Through the addition of bracket 410, it is therefore possible to employ the same lift assembly 310 for both trip edge blades and full moldboard trip blades. This allows manufacturer and dealers to manufacture and stock a single lift assembly, suitable for use with both systems.

While a specific lift assembly is illustrated in the figures, the invention is not limited to only that assembly. The present invention is suited for any lift assembly which comprises a vertical pivot location and two actuators used to rotate the blade about that pivot location.

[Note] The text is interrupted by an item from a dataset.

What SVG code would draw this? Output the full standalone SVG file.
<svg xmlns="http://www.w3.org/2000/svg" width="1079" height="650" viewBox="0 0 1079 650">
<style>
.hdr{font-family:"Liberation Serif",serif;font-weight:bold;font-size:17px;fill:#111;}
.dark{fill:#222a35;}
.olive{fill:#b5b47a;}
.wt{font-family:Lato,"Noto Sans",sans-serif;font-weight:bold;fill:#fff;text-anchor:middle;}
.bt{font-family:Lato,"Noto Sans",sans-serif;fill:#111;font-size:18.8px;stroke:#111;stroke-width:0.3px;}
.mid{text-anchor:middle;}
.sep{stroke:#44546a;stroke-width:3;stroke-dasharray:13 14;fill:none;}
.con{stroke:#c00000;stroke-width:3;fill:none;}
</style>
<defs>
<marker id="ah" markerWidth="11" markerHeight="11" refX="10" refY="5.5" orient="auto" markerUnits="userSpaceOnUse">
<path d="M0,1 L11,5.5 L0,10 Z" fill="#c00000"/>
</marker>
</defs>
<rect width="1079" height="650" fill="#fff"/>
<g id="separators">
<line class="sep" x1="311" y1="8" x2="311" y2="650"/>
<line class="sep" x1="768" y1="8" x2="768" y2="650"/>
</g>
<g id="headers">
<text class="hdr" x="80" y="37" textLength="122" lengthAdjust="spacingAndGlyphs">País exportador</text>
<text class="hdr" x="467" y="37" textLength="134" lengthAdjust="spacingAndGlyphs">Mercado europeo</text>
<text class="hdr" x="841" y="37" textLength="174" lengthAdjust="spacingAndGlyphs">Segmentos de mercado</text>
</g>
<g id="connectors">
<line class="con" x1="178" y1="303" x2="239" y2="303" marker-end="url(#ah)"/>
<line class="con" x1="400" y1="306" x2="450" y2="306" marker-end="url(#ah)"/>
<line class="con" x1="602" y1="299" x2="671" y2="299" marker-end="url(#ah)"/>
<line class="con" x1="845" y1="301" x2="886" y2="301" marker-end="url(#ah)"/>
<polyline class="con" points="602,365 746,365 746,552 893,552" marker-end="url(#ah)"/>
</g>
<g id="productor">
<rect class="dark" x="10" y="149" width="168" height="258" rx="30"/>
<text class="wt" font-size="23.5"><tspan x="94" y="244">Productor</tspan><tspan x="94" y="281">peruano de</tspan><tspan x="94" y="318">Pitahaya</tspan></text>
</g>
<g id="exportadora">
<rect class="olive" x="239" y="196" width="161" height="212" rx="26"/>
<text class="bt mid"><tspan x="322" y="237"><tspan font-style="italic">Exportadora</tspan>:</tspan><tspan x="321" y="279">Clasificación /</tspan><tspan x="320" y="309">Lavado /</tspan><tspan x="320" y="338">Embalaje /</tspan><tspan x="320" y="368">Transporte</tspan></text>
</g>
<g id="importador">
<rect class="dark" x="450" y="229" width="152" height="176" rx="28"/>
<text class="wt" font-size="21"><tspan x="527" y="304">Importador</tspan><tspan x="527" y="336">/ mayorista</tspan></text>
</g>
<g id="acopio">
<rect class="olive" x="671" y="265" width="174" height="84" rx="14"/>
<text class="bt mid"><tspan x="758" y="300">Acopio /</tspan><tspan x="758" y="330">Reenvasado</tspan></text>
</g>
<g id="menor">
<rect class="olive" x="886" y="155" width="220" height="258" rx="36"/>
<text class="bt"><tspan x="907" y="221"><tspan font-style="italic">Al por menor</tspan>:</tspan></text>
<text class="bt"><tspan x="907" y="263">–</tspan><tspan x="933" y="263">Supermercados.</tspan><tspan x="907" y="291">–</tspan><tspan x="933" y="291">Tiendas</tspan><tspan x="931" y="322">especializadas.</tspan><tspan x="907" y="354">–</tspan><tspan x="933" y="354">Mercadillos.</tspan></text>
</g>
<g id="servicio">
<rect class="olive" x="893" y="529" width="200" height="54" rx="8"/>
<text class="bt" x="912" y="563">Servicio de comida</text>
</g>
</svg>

FIG. 5 illustrates the preferred embodiment of the bracket 410. In the preferred embodiment, the bracket 410 comprises an upper, arcuate bar 500 and a lower elongated bar 510. These bars, preferably tubular members constructed of steel, are affixed to each other at or near both ends, preferably by welding. The bars are also connected via one or preferably more support bars 520, which extend downwardly from the upper bar 500 to the lower bar 510 and are affixed to the upper and lower bars, preferably by welding. Vertical pivot point 311 is preferably located in the center of the upper and lower bar, such that the bracket is symmetrical about the vertical pivot location 311. Attachment points 412, which are preferably holes into which bolts, pins or other fasteners are inserted, are formed in right angle members 418 affixed to the elongated bar 510 and respective supports bars 520 as shown. The actuators are affixed thereto by inserting the fastener through each hole in the right angle members 418 and into the actuator, as shown in FIG. 4. Attachment points 414 are preferably holes into which the ends of the biasing elements, preferably springs, are affixed. Similarly, attachment points 413 (FIG. 4) are preferably holes through which bolts, pins or other fasteners are inserted to affix the plow blade.